Since the Seattle's discovery in 1988 the wreck has become a popular dive site. The wreck lies on a slope with the stern at approximately 24 meters depth and the bow close to 72 meters. Wrecking diving can be dangerous and especially at these depths. Recently a pair of divers were reported missing after diving on the Seattle. The divers had a dive plan consisting of a dive to 48 meters on 23% nitrox as main gas and two stage bottles with one at 48% nitrox and the other 70% nitrox for decompression. Their plan was to dive the outside of the wreck and take a shallow ascent through the cargo room. The surface dive buddies reported the missing divers 30 minutes after their scheduled return.
Robert Sorheim Olsen of Neptun Marine Consulting was asked by the Norwegian Police to aid in searching the internal structure of the Seattle for the missing divers. After arriving in Kristiansand Robert created a plan for the search. Using plans of the Seattle and the knowledge of a dive guide with more than 100 dives on the Seattle a methodical search pattern from stern to bow approach was determined the best approach.
Leading up to the internal search the fire department rescue divers, coast guard and military had searched the area surrounding the wreck. Additionally Norwegian based company Seabed Services spent five days searching the outside using a Buster MK III and side scan sonar.
The conditions were not favorable during the search with strong current flow heading out to the North Sea.

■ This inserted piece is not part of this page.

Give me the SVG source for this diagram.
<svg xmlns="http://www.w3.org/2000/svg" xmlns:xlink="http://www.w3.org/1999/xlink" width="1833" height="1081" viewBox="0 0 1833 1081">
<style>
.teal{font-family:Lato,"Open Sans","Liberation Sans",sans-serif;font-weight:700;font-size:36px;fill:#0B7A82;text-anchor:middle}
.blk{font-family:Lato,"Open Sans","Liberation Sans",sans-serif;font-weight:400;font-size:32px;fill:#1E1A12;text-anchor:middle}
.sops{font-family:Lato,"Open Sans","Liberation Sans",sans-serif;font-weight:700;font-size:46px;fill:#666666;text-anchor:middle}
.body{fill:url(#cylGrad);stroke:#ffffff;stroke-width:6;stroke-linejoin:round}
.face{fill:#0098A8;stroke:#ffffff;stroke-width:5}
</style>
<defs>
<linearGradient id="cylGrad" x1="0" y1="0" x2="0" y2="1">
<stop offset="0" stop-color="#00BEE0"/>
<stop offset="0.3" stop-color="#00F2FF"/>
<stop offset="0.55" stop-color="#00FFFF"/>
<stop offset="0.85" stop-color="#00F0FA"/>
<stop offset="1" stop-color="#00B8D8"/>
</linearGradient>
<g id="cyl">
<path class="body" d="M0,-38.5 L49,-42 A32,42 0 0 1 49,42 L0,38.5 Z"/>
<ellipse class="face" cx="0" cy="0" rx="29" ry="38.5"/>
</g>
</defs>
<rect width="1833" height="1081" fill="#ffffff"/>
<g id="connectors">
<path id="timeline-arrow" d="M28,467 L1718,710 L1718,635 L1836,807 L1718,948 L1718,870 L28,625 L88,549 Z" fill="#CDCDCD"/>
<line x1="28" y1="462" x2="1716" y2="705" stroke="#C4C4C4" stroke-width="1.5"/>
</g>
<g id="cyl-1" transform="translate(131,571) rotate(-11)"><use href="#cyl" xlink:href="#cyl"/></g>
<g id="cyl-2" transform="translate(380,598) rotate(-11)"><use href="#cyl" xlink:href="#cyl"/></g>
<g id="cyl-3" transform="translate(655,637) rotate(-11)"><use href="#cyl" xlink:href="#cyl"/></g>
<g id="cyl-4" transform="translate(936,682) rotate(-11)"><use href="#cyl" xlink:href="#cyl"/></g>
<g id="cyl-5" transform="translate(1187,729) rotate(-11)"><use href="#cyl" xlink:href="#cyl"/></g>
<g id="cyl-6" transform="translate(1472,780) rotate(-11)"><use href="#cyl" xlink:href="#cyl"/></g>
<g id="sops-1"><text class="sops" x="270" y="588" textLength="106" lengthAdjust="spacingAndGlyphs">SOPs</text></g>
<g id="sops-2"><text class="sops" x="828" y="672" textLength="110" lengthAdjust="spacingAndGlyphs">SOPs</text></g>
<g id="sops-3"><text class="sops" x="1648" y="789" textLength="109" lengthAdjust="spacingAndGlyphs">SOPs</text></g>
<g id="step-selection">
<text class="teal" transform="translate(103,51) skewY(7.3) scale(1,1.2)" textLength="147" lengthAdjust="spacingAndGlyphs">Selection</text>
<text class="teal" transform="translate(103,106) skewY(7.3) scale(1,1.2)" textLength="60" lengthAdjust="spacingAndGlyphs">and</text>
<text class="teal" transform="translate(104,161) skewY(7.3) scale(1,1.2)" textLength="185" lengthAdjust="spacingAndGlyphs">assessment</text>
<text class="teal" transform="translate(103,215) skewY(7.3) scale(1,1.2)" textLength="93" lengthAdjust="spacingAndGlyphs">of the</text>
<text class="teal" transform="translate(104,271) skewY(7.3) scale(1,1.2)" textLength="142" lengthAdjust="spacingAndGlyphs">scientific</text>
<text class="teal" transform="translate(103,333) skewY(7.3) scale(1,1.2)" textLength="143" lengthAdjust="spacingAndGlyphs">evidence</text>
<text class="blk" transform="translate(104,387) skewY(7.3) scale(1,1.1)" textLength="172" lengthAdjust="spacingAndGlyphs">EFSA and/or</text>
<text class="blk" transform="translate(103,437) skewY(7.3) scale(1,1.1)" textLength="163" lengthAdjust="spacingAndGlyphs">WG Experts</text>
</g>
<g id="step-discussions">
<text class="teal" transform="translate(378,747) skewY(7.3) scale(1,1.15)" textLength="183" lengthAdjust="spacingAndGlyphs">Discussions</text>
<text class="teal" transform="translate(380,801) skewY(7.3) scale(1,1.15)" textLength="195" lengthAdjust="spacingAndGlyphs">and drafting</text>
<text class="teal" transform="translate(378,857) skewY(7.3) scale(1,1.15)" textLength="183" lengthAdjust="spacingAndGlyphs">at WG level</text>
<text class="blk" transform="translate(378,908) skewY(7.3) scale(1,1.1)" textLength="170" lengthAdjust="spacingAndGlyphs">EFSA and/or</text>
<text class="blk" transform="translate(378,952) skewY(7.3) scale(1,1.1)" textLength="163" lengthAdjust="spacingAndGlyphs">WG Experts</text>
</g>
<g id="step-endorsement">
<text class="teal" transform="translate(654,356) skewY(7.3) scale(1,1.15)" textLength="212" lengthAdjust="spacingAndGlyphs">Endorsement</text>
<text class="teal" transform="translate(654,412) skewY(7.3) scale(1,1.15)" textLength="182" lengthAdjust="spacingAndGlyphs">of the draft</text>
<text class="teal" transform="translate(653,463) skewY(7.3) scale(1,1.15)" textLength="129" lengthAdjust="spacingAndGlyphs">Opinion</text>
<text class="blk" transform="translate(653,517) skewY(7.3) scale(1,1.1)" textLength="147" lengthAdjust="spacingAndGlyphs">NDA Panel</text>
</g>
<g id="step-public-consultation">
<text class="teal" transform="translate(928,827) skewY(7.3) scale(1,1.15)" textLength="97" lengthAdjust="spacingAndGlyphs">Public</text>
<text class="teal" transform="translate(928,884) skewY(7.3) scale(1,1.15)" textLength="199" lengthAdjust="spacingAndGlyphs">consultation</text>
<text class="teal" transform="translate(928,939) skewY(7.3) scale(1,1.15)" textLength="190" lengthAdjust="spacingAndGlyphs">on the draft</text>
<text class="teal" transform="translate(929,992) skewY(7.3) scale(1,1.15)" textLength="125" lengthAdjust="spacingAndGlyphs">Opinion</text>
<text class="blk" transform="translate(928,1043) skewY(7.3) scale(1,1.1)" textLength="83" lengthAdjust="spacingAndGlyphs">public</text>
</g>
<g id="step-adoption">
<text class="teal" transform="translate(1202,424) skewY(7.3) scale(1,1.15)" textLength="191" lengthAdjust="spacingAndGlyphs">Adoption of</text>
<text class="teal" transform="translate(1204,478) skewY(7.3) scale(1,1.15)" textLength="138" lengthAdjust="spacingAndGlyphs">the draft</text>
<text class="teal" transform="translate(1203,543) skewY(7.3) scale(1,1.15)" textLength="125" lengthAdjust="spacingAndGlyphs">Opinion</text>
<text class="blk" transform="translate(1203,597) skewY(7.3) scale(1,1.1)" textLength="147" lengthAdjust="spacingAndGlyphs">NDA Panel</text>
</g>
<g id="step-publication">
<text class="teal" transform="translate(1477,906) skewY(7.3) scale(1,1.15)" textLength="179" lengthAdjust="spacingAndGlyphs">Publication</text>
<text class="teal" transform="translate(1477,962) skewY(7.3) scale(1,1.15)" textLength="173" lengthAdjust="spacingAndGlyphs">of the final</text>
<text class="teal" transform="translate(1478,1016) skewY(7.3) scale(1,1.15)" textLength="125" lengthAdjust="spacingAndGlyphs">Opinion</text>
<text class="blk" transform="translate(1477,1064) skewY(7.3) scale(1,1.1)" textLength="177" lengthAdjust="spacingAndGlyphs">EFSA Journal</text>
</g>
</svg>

Robert managed to get the LBV deployed and begin the planned search pattern from stern to bow. The powerful thrusters, 4-axis maneuverability and low drag tether enabled Robert to successfully penetrate the wreck. Fitted with a Tritech Micron scanning sonar and utilizing the ship plans navigation through the wreck was easily managed. There were trying times as the tether would entangle on the wreck, but the LBV fitted with a grabber was always able to free itself. At one stage parts of the cargo room collapsed, but fortunately Robert was able to maneuver the LBV and avoid getting stuck.
After two long days operating and covering three levels with penetrations up to 30 meters Robert was able to confirm that the divers were not within the wreck. The combination of diver knowledge, plans, high-resolution video and scanning sonar imagery ensured that no area was left unsearched. Robert's competent operator skills, patience and a capable ROV system were critical to the search and as a result the wreck was successfully cleared without putting further divers in harm's way.